What is being asked:
Make an exact copy of the entries, and keep any pictures out of it.

Records supplied:
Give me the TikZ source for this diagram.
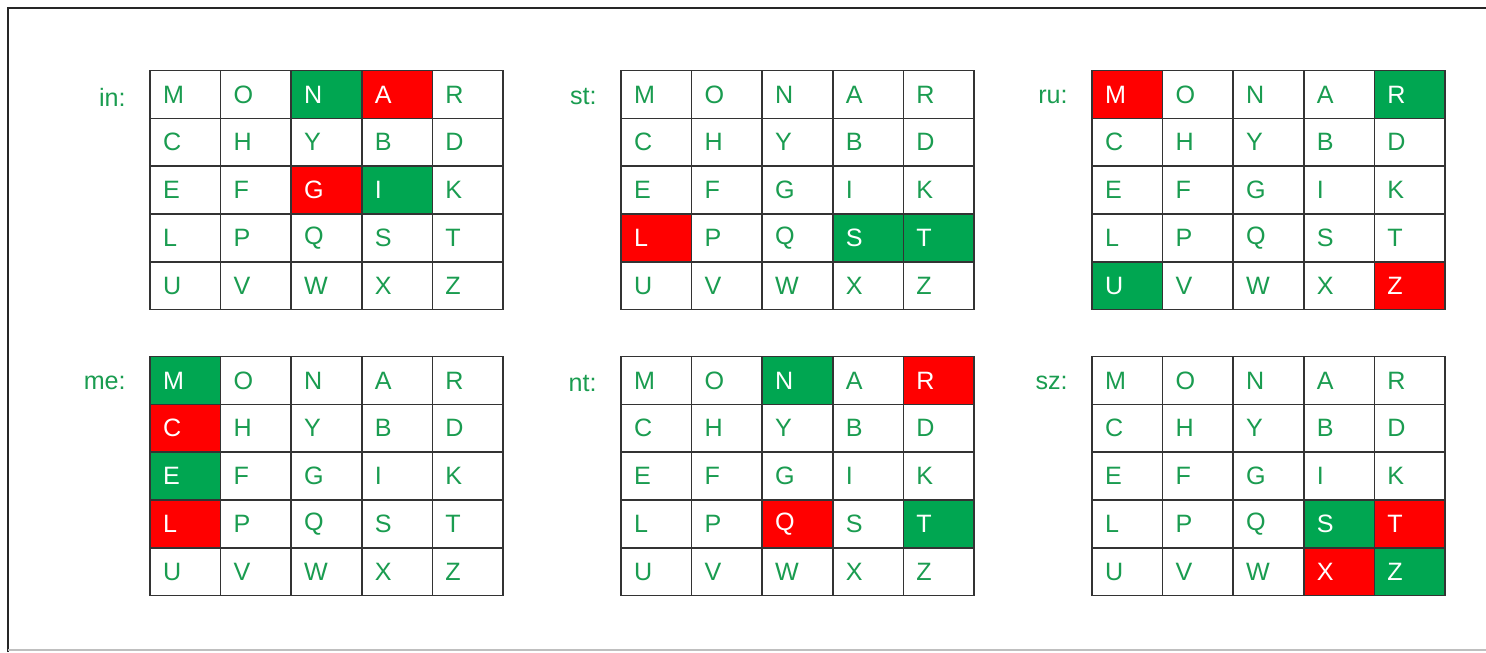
\documentclass[tikz,border=0pt]{standalone}
\usepackage{fontspec}
\setmainfont{Liberation Sans}
\usetikzlibrary{positioning}
\definecolor{CellGreen}{HTML}{00A651}
\definecolor{CellRed}{HTML}{FF0000}
\definecolor{LetterGreen}{HTML}{1A9C50}
\definecolor{GridLine}{HTML}{333333}
% highlighted squares: grid, column, row, colour
\newcommand\hlcell[4]{\expandafter\def\csname hl#1-#2-#3\endcsname{#4}}
\hlcell{1}{2}{0}{CellGreen}\hlcell{1}{3}{0}{CellRed}\hlcell{1}{2}{2}{CellRed}\hlcell{1}{3}{2}{CellGreen}
\hlcell{2}{0}{3}{CellRed}\hlcell{2}{3}{3}{CellGreen}\hlcell{2}{4}{3}{CellGreen}
\hlcell{3}{0}{0}{CellRed}\hlcell{3}{4}{0}{CellGreen}\hlcell{3}{0}{4}{CellGreen}\hlcell{3}{4}{4}{CellRed}
\hlcell{4}{0}{0}{CellGreen}\hlcell{4}{0}{1}{CellRed}\hlcell{4}{0}{2}{CellGreen}\hlcell{4}{0}{3}{CellRed}
\hlcell{5}{2}{0}{CellGreen}\hlcell{5}{4}{0}{CellRed}\hlcell{5}{2}{3}{CellRed}\hlcell{5}{4}{3}{CellGreen}
\hlcell{6}{3}{3}{CellGreen}\hlcell{6}{4}{3}{CellRed}\hlcell{6}{3}{4}{CellRed}\hlcell{6}{4}{4}{CellGreen}

\begin{document}
\begin{tikzpicture}[
    x=0.02cm, y=-0.02cm,
    font=\fontsize{14.3}{17}\selectfont,
    cell/.style={align=left, text width=0.892cm, inner xsep=0.26cm,
                 inner ysep=0pt, minimum height=0.956cm, outer sep=0pt},
    edge/.style={draw=GridLine, line width=0.85pt},
    key/.style={anchor=east, text=LetterGreen, inner sep=0pt},
    frame/.style={line width=1.3pt, black!85},
  ]
    \useasboundingbox (0,0) rectangle (1486,652);
    % frame
    \draw[frame] (8,652) -- (8,8) -- (1486,8);
    \draw[black!25, line width=0.6pt] (8,650) -- (1486,650);
    % the six squares
    \foreach \g/\ox/\oy/\lab in {1/150/70/in, 2/621/70/st, 3/1092/70/ru,
                                 4/150/356/me, 5/621/356/nt, 6/1092/356/sz}{
      \node[key] (lab\g) at (\ox-24,\oy+27) {\lab:};
      \foreach \ch [count=\i from 0] in {M,O,N,A,R,C,H,Y,B,D,E,F,G,I,K,L,P,Q,S,T,U,V,W,X,Z}{
        \pgfmathtruncatemacro\c{mod(\i,5)}
        \pgfmathtruncatemacro\r{div(\i,5)}
        \ifcsname hl\g-\c-\r\endcsname
          \edef\cf{\csname hl\g-\c-\r\endcsname}\def\tc{white}
        \else
          \def\cf{white}\def\tc{LetterGreen}
        \fi
        \node[cell, fill=\cf, text=\tc] (g\g-\c-\r)
          at (\ox+70.6*\c+35.3, \oy+47.8*\r+24.5) {\ch};
      }
      % cell borders on top of the fills
      \foreach \c in {0,...,4}
        \foreach \r in {0,...,4}
          \draw[edge] (g\g-\c-\r.north west) rectangle (g\g-\c-\r.south east);
    }
\end{tikzpicture}
\end{document}
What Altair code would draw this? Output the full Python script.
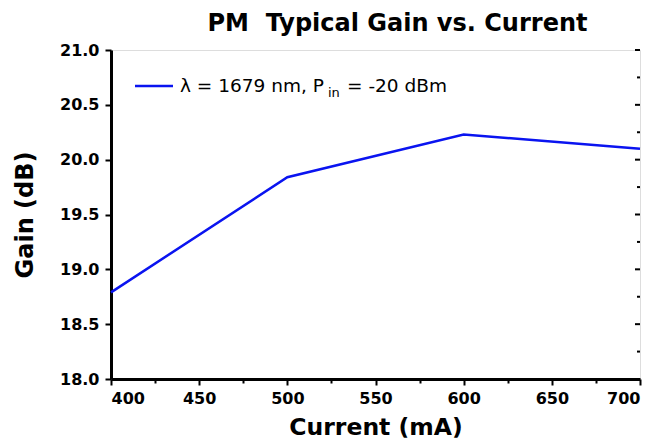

Exercise result:
Give me the TikZ source for this diagram.
\documentclass[tikz,border=0pt]{standalone}
\usepackage{fontspec}
\setmainfont{Liberation Sans}
\usetikzlibrary{positioning}
\definecolor{CellGreen}{HTML}{00A651}
\definecolor{CellRed}{HTML}{FF0000}
\definecolor{LetterGreen}{HTML}{1A9C50}
\definecolor{GridLine}{HTML}{333333}
% highlighted squares: grid, column, row, colour
\newcommand\hlcell[4]{\expandafter\def\csname hl#1-#2-#3\endcsname{#4}}
\hlcell{1}{2}{0}{CellGreen}\hlcell{1}{3}{0}{CellRed}\hlcell{1}{2}{2}{CellRed}\hlcell{1}{3}{2}{CellGreen}
\hlcell{2}{0}{3}{CellRed}\hlcell{2}{3}{3}{CellGreen}\hlcell{2}{4}{3}{CellGreen}
\hlcell{3}{0}{0}{CellRed}\hlcell{3}{4}{0}{CellGreen}\hlcell{3}{0}{4}{CellGreen}\hlcell{3}{4}{4}{CellRed}
\hlcell{4}{0}{0}{CellGreen}\hlcell{4}{0}{1}{CellRed}\hlcell{4}{0}{2}{CellGreen}\hlcell{4}{0}{3}{CellRed}
\hlcell{5}{2}{0}{CellGreen}\hlcell{5}{4}{0}{CellRed}\hlcell{5}{2}{3}{CellRed}\hlcell{5}{4}{3}{CellGreen}
\hlcell{6}{3}{3}{CellGreen}\hlcell{6}{4}{3}{CellRed}\hlcell{6}{3}{4}{CellRed}\hlcell{6}{4}{4}{CellGreen}

\begin{document}
\begin{tikzpicture}[
    x=0.02cm, y=-0.02cm,
    font=\fontsize{14.3}{17}\selectfont,
    cell/.style={align=left, text width=0.892cm, inner xsep=0.26cm,
                 inner ysep=0pt, minimum height=0.956cm, outer sep=0pt},
    edge/.style={draw=GridLine, line width=0.85pt},
    key/.style={anchor=east, text=LetterGreen, inner sep=0pt},
    frame/.style={line width=1.3pt, black!85},
  ]
    \useasboundingbox (0,0) rectangle (1486,652);
    % frame
    \draw[frame] (8,652) -- (8,8) -- (1486,8);
    \draw[black!25, line width=0.6pt] (8,650) -- (1486,650);
    % the six squares
    \foreach \g/\ox/\oy/\lab in {1/150/70/in, 2/621/70/st, 3/1092/70/ru,
                                 4/150/356/me, 5/621/356/nt, 6/1092/356/sz}{
      \node[key] (lab\g) at (\ox-24,\oy+27) {\lab:};
      \foreach \ch [count=\i from 0] in {M,O,N,A,R,C,H,Y,B,D,E,F,G,I,K,L,P,Q,S,T,U,V,W,X,Z}{
        \pgfmathtruncatemacro\c{mod(\i,5)}
        \pgfmathtruncatemacro\r{div(\i,5)}
        \ifcsname hl\g-\c-\r\endcsname
          \edef\cf{\csname hl\g-\c-\r\endcsname}\def\tc{white}
        \else
          \def\cf{white}\def\tc{LetterGreen}
        \fi
        \node[cell, fill=\cf, text=\tc] (g\g-\c-\r)
          at (\ox+70.6*\c+35.3, \oy+47.8*\r+24.5) {\ch};
      }
      % cell borders on top of the fills
      \foreach \c in {0,...,4}
        \foreach \r in {0,...,4}
          \draw[edge] (g\g-\c-\r.north west) rectangle (g\g-\c-\r.south east);
    }
\end{tikzpicture}
\end{document}
What Altair code would draw this? Output the full Python script.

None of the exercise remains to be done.